Book of the Week: Adam Arvidsson on Ethics and the General Intellect, 4

We continue the prepublication of Adam Arvidsson’s second chapter of the Ethical Economy.

In this fourth excerpt, he discusses the concept of Mass Intelltectuality:

“Mass Intellectuality

This ideal of total control, of tying the message to the medium, or agency to structure, to use sociological terms remained an ideal (perhaps best expressed in the sociology of Talcott Parsons), it was never (?) a reality. (Indeed as Paul du Gay has argued, the space for deviance, for drinking on the job, taking time off, or insulting management, was probably much greater in the bureaucratic organization than today. ) One could argue that the history of capitalist managerial techniques has been driven, to some extent by the ongoing autonomous deployment of General Intellect in the construction of forms of opposition and alternatives. The turning-point arrives in the 1970s when capitalist discipline began to encourage rather than seek to repress autonomous uses of general intellect. The story behind that shift is well known. It can be reduced to three main factors. One, the geopolitical collapse of the Fordism. Two, the extreme socialization of General Intellect achieved (primarily) by the expansion of the culture and consumer industries in the post-war years and the subsequent mass appropriation of this resource into autonomous or deviant practices (what Paolo Virno has called ‘mass intellectuality’) and, three, the maturation of information and communication technologies as a new means of production.

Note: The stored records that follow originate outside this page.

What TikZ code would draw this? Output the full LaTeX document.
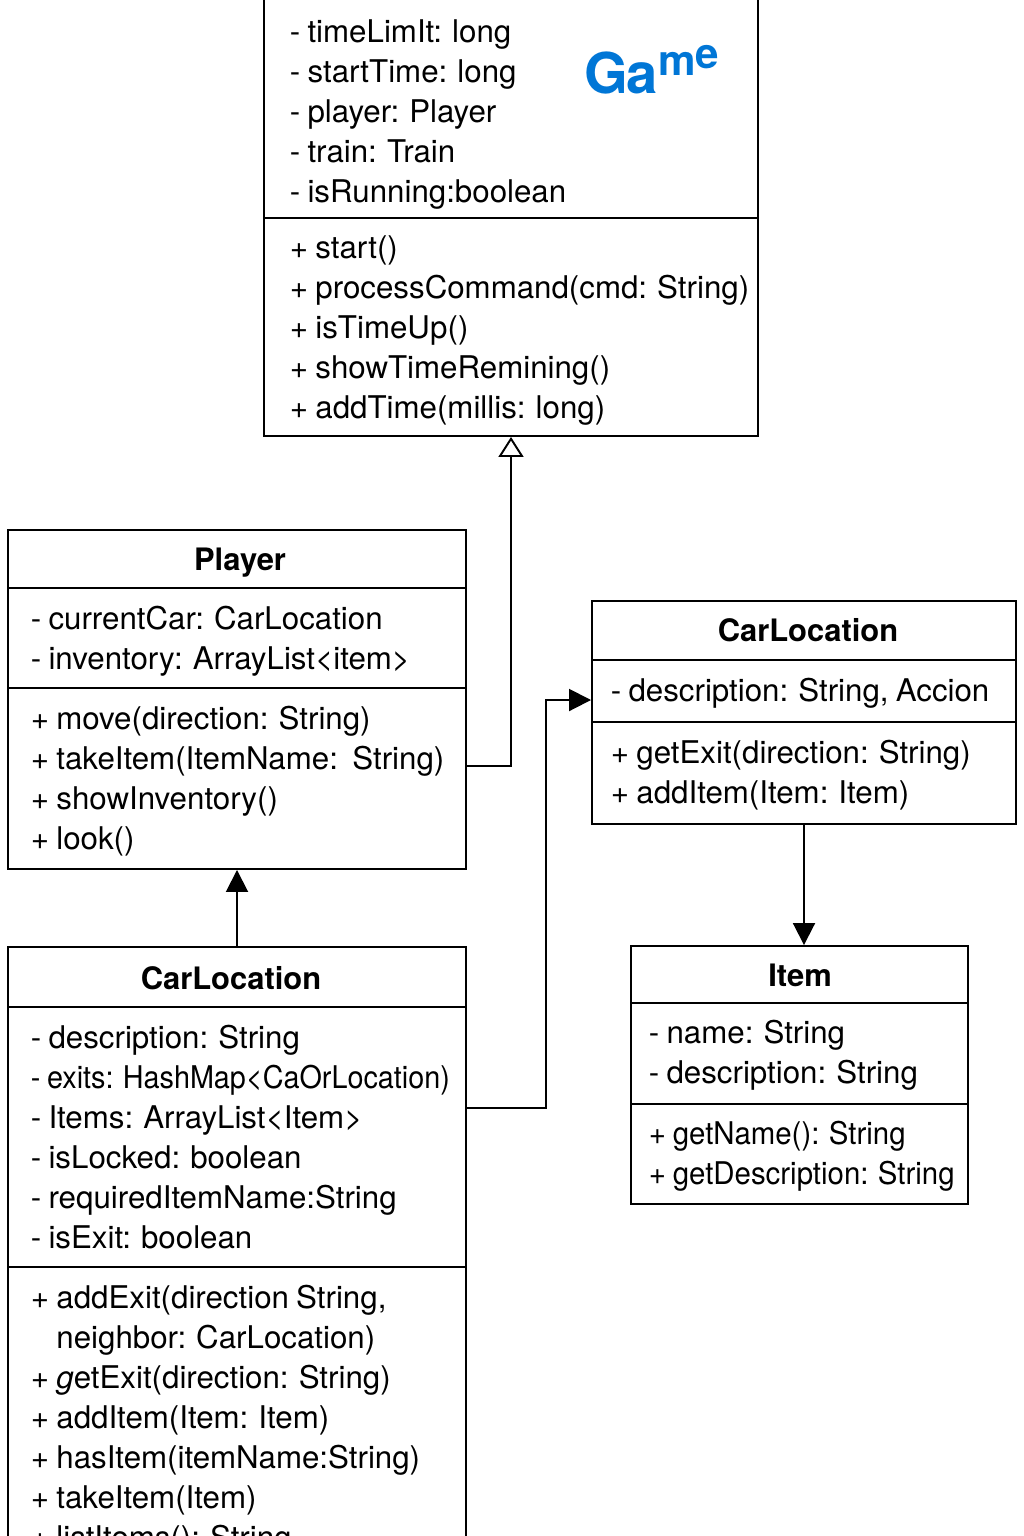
\documentclass[tikz,border=0pt]{standalone}
\usepackage{fontspec}
\setmainfont{TeX Gyre Heros}
\usetikzlibrary{arrows.meta,fit}
\definecolor{gameblue}{RGB}{0,118,214}

\begin{document}
\begin{tikzpicture}[x=0.02cm, y=-0.02cm, line width=1.1pt,
  umlbox/.style={draw, inner sep=0pt},
  member/.style={anchor=base west, inner sep=0pt, font=\fontsize{17.8}{21}\selectfont,
    execute at begin node={\spaceskip=0.23em\relax}},
  umltitle/.style={anchor=base, inner sep=0pt, font=\fontsize{17.6}{21}\selectfont\bfseries},
  inherit/.style={-{Triangle[open, length=0.4cm, width=0.5cm]}},
  assoc/.style={-{Triangle[length=0.44cm, width=0.44cm]}}]
  \useasboundingbox (0,0) rectangle (1024,1536);

  % Game
  \node[umlbox, fit={(264,-20) (758,436)}] (game) {};
  \draw (game.west |- 0,218) -- (game.east |- 0,218);
  \foreach \t [count=\i] in {- timeLimIt: long, - startTime: long, - player: Player, - train: Train, - isRunning:boolean}
    \node[member] (gattr\i) at (289,2+40*\i) {\t};
  \foreach \t [count=\i] in {+ start(), + processCommand(cmd: String), + isTimeUp(), + showTimeRemining(), + addTime(millis: long)}
    \node[member] (gop\i) at (289,218+40*\i) {\t};
  \node[anchor=base west, inner sep=0pt, text=gameblue, font=\fontsize{32}{32}\selectfont\bfseries] (gamelabel) at (584,93)
    {G\kern-1pt a\raisebox{10pt}{\fontsize{24}{24}\selectfont m\raisebox{4pt}{e}}};

  % Player
  \node[umlbox, fit={(8,530) (466,869)}] (player) {};
  \draw (player.west |- 0,588) -- (player.east |- 0,588);
  \draw (player.west |- 0,688) -- (player.east |- 0,688);
  \node[umltitle] (ptitle) at (240,570) {Player};
  \foreach \t [count=\i] in {- currentCar: CarLocation, - inventory: ArrayList<item>}
    \node[member] (pattr\i) at (30,589+40*\i) {\t};
  \foreach \t [count=\i] in {+ move(direction: String), + takeItem(ItemName:\ \ String), + showInventory(), + look()}
    \node[member] (pop\i) at (30,689+40*\i) {\t};

  % CarLocation (right)
  \node[umlbox, fit={(592,601) (1016,824)}] (carsmall) {};
  \draw (carsmall.west |- 0,660) -- (carsmall.east |- 0,660);
  \draw (carsmall.west |- 0,722) -- (carsmall.east |- 0,722);
  \node[umltitle] (cstitle) at (808,641) {CarLocation};
  \node[member] (csattr1) at (610,701) {- description: String, Accion};
  \foreach \t [count=\i] in {+ getExit(direction: String), + addItem(Item: Item)}
    \node[member] (csop\i) at (610,723+40*\i) {\t};

  % Item
  \node[umlbox, fit={(631,946) (968,1204)}] (item) {};
  \draw (item.west |- 0,1003) -- (item.east |- 0,1003);
  \draw (item.west |- 0,1104) -- (item.east |- 0,1104);
  \node[umltitle] (ititle) at (800,986) {Item};
  \foreach \t [count=\i] in {- name: String, - description: String}
    \node[member] (iattr\i) at (648,1003+40*\i) {\t};
  \foreach \t [count=\i] in {+ getName(): String, + getDescription: String}
    \node[member] (iop\i) at (648,1104+40*\i) {\scalebox{0.94}[1]{\t}};

  % CarLocation (left)
  \node[umlbox, fit={(8,947) (466,1570)}] (carfull) {};
  \draw (carfull.west |- 0,1007) -- (carfull.east |- 0,1007);
  \draw (carfull.west |- 0,1267) -- (carfull.east |- 0,1267);
  \node[umltitle] (cftitle) at (231,989) {CarLocation};
  \foreach \t [count=\i] in {- description: String, \scalebox{0.92}[1]{- exits: HashMap<CaOrLocation)}, - Items: ArrayList<Item>, - isLocked: boolean, - requiredItemName:String, - isExit: boolean}
    \node[member] (cfattr\i) at (30,1008+40*\i) {\t};
  \foreach \t [count=\i] in {{+ addExit(direction String,}, \hphantom{+ }neighbor: CarLocation), + \textit{g}etExit(direction: String), + addItem(Item: Item), + hasItem(itemName:String), + takeItem(Item), + listItems(): String}
    \node[member] (cfop\i) at (30,1268+40*\i) {\t};

  % connectors
  \draw[inherit] (player.east |- 0,766) -| (game.south);
  \draw[assoc] (carfull.north) -- (player.south);
  \draw[assoc] (carfull.east |- 0,1108) -- ++(79,0) |- (carsmall.west |- 0,700);
  \draw[assoc] (carsmall.south) -- (carsmall.south |- item.north);
\end{tikzpicture}
\end{document}
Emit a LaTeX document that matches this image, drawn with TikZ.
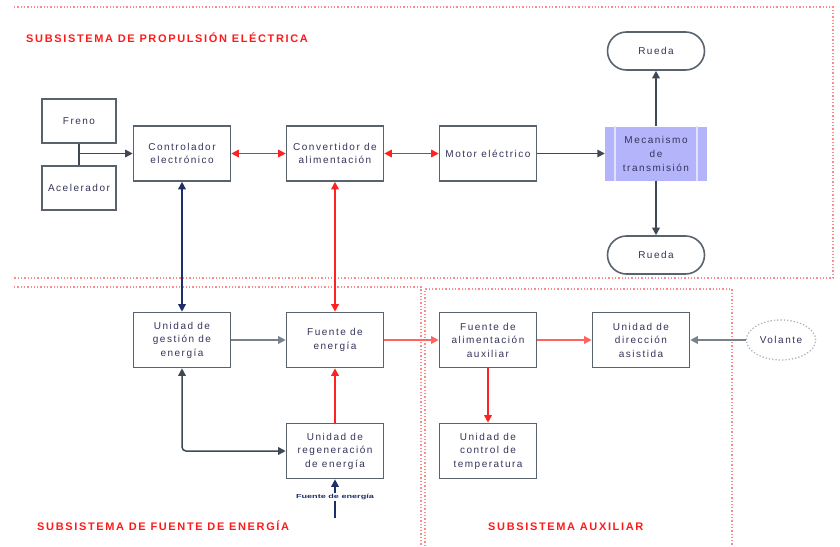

This discovery unfolded chiefly in three different areas.

One, during the 1960s it was discovered that the innovation of new processes of consumption (an essential component to the accelerated turnover needed by Fordist mass production) was best left to consumers themselves. With the new tool of ethical productivity at their disposal- the socialized General Intellect of consumer and media culture- they embarked in a continuous production of new forms of life. Some with strong connotations of resistance, as in youth and counter culture, others embodying weaker and more individualized attempts at escape (as in the (in)famous ‘hedonism of the new middle class’). This ‘conquest of cool’ constituted arguably the first systematic attempt to incorporate the mass intellectuality enabled by the far reaching Fordist re-organization of the social, and to put it to directly productive ends.

Two, the development of post-burecratic or toyotist managerial techniques in factories and knowledge intensive organization in the 1970s can be understood as an appropriation of the self-organizing capacities developed as part of worker resistance in the previous decades. This appropriation was now made possible by means of the greater control capacities enabled by new information and communication technologies.

Three, the present boom in user-led productivity known as Web 2.0. This has been made possible by the deep penetration of networked computers with high speed internet access (on the right side of the digital divide) and the subsequent ability to ‘socialize’ the immaterial productivity that rests in the minute details of everyday interaction.

In all these three cases, the abandonment of media-centric, disciplinary managerial approaches were all premised on a recognition that, as already Daniel Bell had argued in this The Coming of a Post-Industrial Society, the true source of productive wealth was not so much machinery (or media) as in the interaction processes made possible by machinery (or media); that the future development of the productive forces rested in the autonomous appropriation of General Intellect on the part of living labour: in mass intellectuality.

Given the unpredictability of these processes, and the fact that their productive autonomy made command in the classical sense impossible, productive cooperation now emerged as an ethical space, a space where productive performance was contingent on the inter-subjective construction of a common social world, however within capital this time. This way, to manage the ethics of interaction became a key to control and appropriate the productivity of the social.”